Growing Pains

When one thinks of the word "twenties," there is an automatic glimmer behind the word. 

The 1920s: a period full of partying, in the grandest way. Champagne, fringe, glitter, freedom, a drunkenness, inebriation from not only alcohol, but life. 

Being in your 20s: 21, a graduation to a new kind of adulthood. The fun kind, the free kind, the independent kind. The same drunkenness, but legal, earned, and anticipated for quite some time. An end to the plan we have followed since we were 3, again, freedom. The next step. And just, fun, like all the movies and TV shows make it seem. 

No one talks about growing pains. They sound fake, like a punchline to a teen drama, or fictional coming-of-age. 

They are real. They are sad. They are depressing. And I am fully aware those are the same word. 

It seems there has always been a coverup for them. Before social media, no one talked about them. After social media, no one dared to make it seem like they were struggling after they graduated high school. Sure, we all have our fun here and there. Of course we do, we are at the age all of our elders tell us they wish they were still at, the age they tell us to "enjoy while it lasts." But I'm sure they, like we might at some point, erased the doom they felt as they started to feel truly lost in world they were put in. 

If my 20s were going how I wanted, it would look something like this: I would be living in my New York apartment, with my sweet boyfriend I fell in love with 3 years ago in the beach towns I grew up in. I would have a couple internships under my belt, pursuing my career in fashion and starting the see the world of opportunities in front of me. I may have already worked with some famous names on my mental list of idols I'm destined to meet. I would be on the brink of graduating from my small school in New York, getting a jumpstart on the job market before my peers. My apartment would be decorated with everything I absolutely adored. Colorful, weird trinkets. I would have developed my personal style to the point where I could close my eyes and pick random items and never look bad. I could come home to my two story yellow house on the street corner everyone knew and escape my bustling city life to relax in the suburbs. The beach would be five minutes away whenever I needed it. My parents would greet me with their beaming faces whenever I would walk in the door with my bags. I would've had my 21 summer here, went away for my last four months of school, and then go where ever the wind took me. 

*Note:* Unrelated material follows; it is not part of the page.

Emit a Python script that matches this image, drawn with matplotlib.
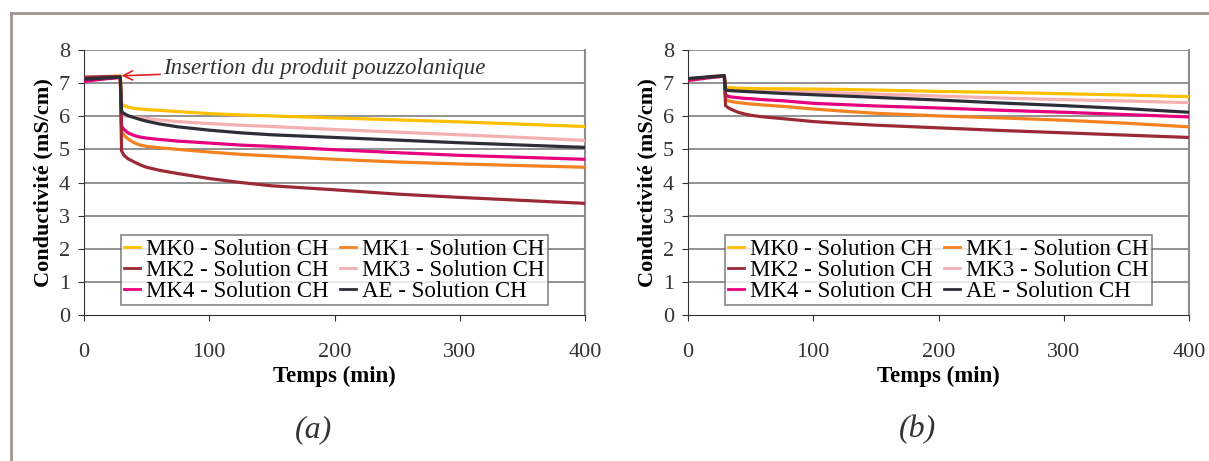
import matplotlib
matplotlib.use("Agg")
import matplotlib.pyplot as plt
from matplotlib.lines import Line2D

plt.rcParams['font.family'] = ['Liberation Serif', 'DejaVu Serif']

# ---- data ----
t_pre = [0, 10, 20, 29]
t_post = [30, 32, 35, 40, 45, 50, 60, 75, 100, 125, 150, 200, 250, 300, 350, 400]

labels = ["MK0 - Solution CH", "MK1 - Solution CH", "MK2 - Solution CH",
          "MK3 - Solution CH", "MK4 - Solution CH", "AE - Solution CH"]
colors = ["#FFC000", "#F58220", "#9B2A34", "#F4AFB0", "#E6007E", "#2E2E38"]

# panel (a)
a_mk0 = [7.15, 7.17, 7.20, 7.22,
         6.38, 6.32, 6.28, 6.24, 6.22, 6.20, 6.18, 6.14, 6.08, 6.04, 6.01, 5.95, 5.89, 5.83, 5.76, 5.69]
a_mk1 = [7.12, 7.14, 7.16, 7.18,
         5.55, 5.42, 5.32, 5.20, 5.13, 5.09, 5.05, 5.00, 4.92, 4.85, 4.80, 4.70, 4.62, 4.56, 4.51, 4.46]
a_mk2 = [7.18, 7.19, 7.20, 7.20,
         4.95, 4.82, 4.72, 4.62, 4.53, 4.46, 4.37, 4.27, 4.12, 4.00, 3.90, 3.78, 3.65, 3.55, 3.46, 3.37]
a_mk3 = [7.05, 7.10, 7.15, 7.18,
         6.05, 6.02, 6.00, 5.98, 5.95, 5.93, 5.89, 5.84, 5.78, 5.73, 5.69, 5.60, 5.52, 5.44, 5.36, 5.27]
a_mk4 = [7.05, 7.10, 7.14, 7.17,
         5.70, 5.60, 5.50, 5.42, 5.37, 5.34, 5.30, 5.25, 5.19, 5.13, 5.09, 4.99, 4.90, 4.82, 4.76, 4.70]
a_ae = [7.12, 7.14, 7.16, 7.18,
        6.14, 6.08, 6.02, 5.96, 5.90, 5.85, 5.77, 5.68, 5.58, 5.50, 5.44, 5.36, 5.28, 5.20, 5.13, 5.06]

# panel (b)
b_mk0 = [7.10, 7.15, 7.20, 7.22,
         6.88, 6.87, 6.86, 6.85, 6.84, 6.84, 6.83, 6.83, 6.82, 6.81, 6.79, 6.75, 6.72, 6.68, 6.64, 6.59]
b_mk1 = [7.10, 7.15, 7.19, 7.21,
         6.52, 6.47, 6.44, 6.41, 6.39, 6.37, 6.34, 6.30, 6.22, 6.15, 6.09, 6.01, 5.95, 5.88, 5.79, 5.68]
b_mk2 = [7.12, 7.16, 7.19, 7.21,
         6.32, 6.26, 6.20, 6.12, 6.07, 6.03, 5.98, 5.93, 5.84, 5.78, 5.73, 5.65, 5.57, 5.50, 5.43, 5.36]
b_mk3 = [7.08, 7.13, 7.18, 7.21,
         6.84, 6.83, 6.82, 6.81, 6.80, 6.79, 6.77, 6.76, 6.73, 6.70, 6.67, 6.61, 6.55, 6.50, 6.46, 6.41]
b_mk4 = [7.08, 7.13, 7.18, 7.21,
         6.65, 6.60, 6.58, 6.56, 6.54, 6.53, 6.50, 6.47, 6.39, 6.35, 6.31, 6.25, 6.18, 6.12, 6.05, 5.98]
b_ae = [7.14, 7.17, 7.20, 7.23,
        6.80, 6.78, 6.77, 6.76, 6.75, 6.74, 6.72, 6.69, 6.65, 6.61, 6.57, 6.49, 6.40, 6.32, 6.23, 6.12]

series_a = [a_mk0, a_mk1, a_mk2, a_mk3, a_mk4, a_ae]
series_b = [b_mk0, b_mk1, b_mk2, b_mk3, b_mk4, b_ae]
x_ticks = [0, 100, 200, 300, 400]
y_ticks = [0, 1, 2, 3, 4, 5, 6, 7, 8]

fig = plt.figure(figsize=(12.09, 4.61), dpi=100)

# outer frame (top and left only)
fig.add_artist(Line2D([11/1209, 11/1209], [0, 1 - 13/461], transform=fig.transFigure,
                      color="#a39693", lw=2))
fig.add_artist(Line2D([11/1209, 1.0], [1 - 13/461, 1 - 13/461], transform=fig.transFigure,
                      color="#a39693", lw=2))

t_all = t_pre + t_post
ax_w = 501 / 1209
ax_h = 265 / 461
bottom = (461 - 315) / 461
lefts = [84 / 1209, 688 / 1209]
legend_order = [0, 2, 4, 1, 3, 5]  # row-major layout in 2 columns

for i, (left, series) in enumerate(zip(lefts, [series_a, series_b])):
    ax = fig.add_axes([left, bottom, ax_w, ax_h])
    for y in y_ticks[1:]:
        ax.axhline(y, color="#7f7f7f", lw=1.2, zorder=0)
    zorders = {3: 3.0, 0: 3.1, 1: 3.2, 4: 3.3, 2: 3.4, 5: 3.5}
    handles = {}
    for k in range(6):
        ln, = ax.plot(t_all, series[k], color=colors[k], lw=2.3, label=labels[k],
                      zorder=zorders[k], solid_joinstyle='round')
        handles[k] = ln
    ax.set_xlim(0, 400)
    ax.set_ylim(0, 8)
    ax.set_xticks(x_ticks)
    ax.set_yticks(y_ticks)
    ax.tick_params(axis='both', labelsize=16, direction='out', length=4,
                   color="#333333", labelcolor="#333333", pad=6)
    ax.tick_params(axis='x', pad=16)
    ax.spines["top"].set_visible(False)
    ax.spines["left"].set_color("#333333")
    ax.spines["bottom"].set_color("#333333")
    ax.spines["right"].set_color("#8c8c8c")
    ax.spines["right"].set_linewidth(1.5)
    ax.set_ylabel("Conductivité (mS/cm)", fontsize=16, fontweight='bold', labelpad=4)
    ax.set_xlabel("Temps (min)", fontsize=16.5, fontweight='bold', labelpad=3)
    leg = ax.legend(handles=[handles[k] for k in legend_order], ncol=2, loc='lower center',
                    bbox_to_anchor=(0.5, 0.01), fontsize=16.5, frameon=True, fancybox=False,
                    handlelength=0.7, handletextpad=0.25, columnspacing=0.5,
                    labelspacing=0.0, borderpad=0.15, borderaxespad=0.3)
    leg.get_frame().set_edgecolor("#666666")
    leg.get_frame().set_linewidth(1.2)
    for lh in leg.get_lines():
        lh.set_linewidth(2)
    if i == 0:
        ax.annotate("Insertion du produit pouzzolanique", xy=(30, 7.22), xytext=(63, 7.45),
                    fontsize=16.5, style='italic', color="#333333", va='center',
                    arrowprops=dict(arrowstyle='->', color="#e02020", lw=1.2,
                                    shrinkA=0, shrinkB=0))

fig.text(313 / 1209, 1 - 430 / 461, "(a)", fontsize=23, style='italic', ha='center',
         va='center', color="#333333")
fig.text(917 / 1209, 1 - 430 / 461, "(b)", fontsize=23, style='italic', ha='center',
         va='center', color="#333333")

fig.savefig("out.png", dpi=100)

That was how it was supposed to go. And if you've read this far, you obviously know that is the complete opposite of what happened.

A few things stayed the same: I don't know how, but I am still graduating college in a few months. Except I have earned a large portion of that degree on the computer. I love the same person I did when I had this plan formulated and did not know that it would never come to fruition. That's about it though.

This is my third week in a row getting a q-tip shoved up my nose (I actually did it myself this time). A good amount of people I know have been sick. I feel like I've been sick since July. My throat has hurt since I left that two story yellow house. I could never quite pinpoint what is was. Allergies, was the excuse I went with. 

I've had that same q-tip shoved up my nose more times than I could count on both hands. There are times that it is more of a headache to do that than others. I have a headache most days now.

I live out of a bag. A big pink Vera Bradley duffel bag my cousin once shipped to me from Colorado for my birthday (thanks Eileen). I have no other bag big enough to live out of for a whole week as I move from my mom's condo, my boyfriend's house, and my dad's condo. 

My permanent address should be my 2004 Toyota Avalon. I have decorated with zebra print seats and fuzzy dice and surf wax air fresheners to make it feel like home. 

The only place where my life is how it was is upon my neck, on my fingers, my ankle, and in my nose and ears. A golden horn hangs from my neck: my mother. A diamond encrusted bee just beneath it: the love of my life. A gold claddagh on my right ring finger, crown up: my father (his late sister, my godmother). A black onyx on my left: my Oma, my mother mother, who lost a fight to the thing that sent me home my sophomore year of college and makes me get q-tips shoved up my nose. A gold chain around my ankle, a sparkling orb hanging from it: my parents, a high school graduation gift. A pair of tiny gold hoops: another gift from the collective that was the people that raised me. A gold hoop through my nose and two diamond studs above the aforementioned: the vim and vigor of a young person being bold, defiant, and independent for the first time. 

It is the only place where everything is the same as it was, where everything is together. I carry these with me everyday. I also carry with me the pains of my growth everyday. The pain that things are changing faster than I want them to. The pain that things are changing at all. 

This is the pain burned on sight the second we can let go of it. Or maybe it doesn't work like that, we don't know, no one talks about it. And while I would love to be enjoying my twenties like they have been advertised to me, I am being crushed by the pressure of not surmounting to those expectations. 

I have never felt so isolated. Apparently, so has everyone else: 






Growing pains, like any physical pain, need to be tended to. They need love, care. It also helps when someone has experienced that pain before, so you can compare and contrast symptoms, have someone to empathize with, because they know what you have experienced. Tell me, what are the symptoms of your growing pains?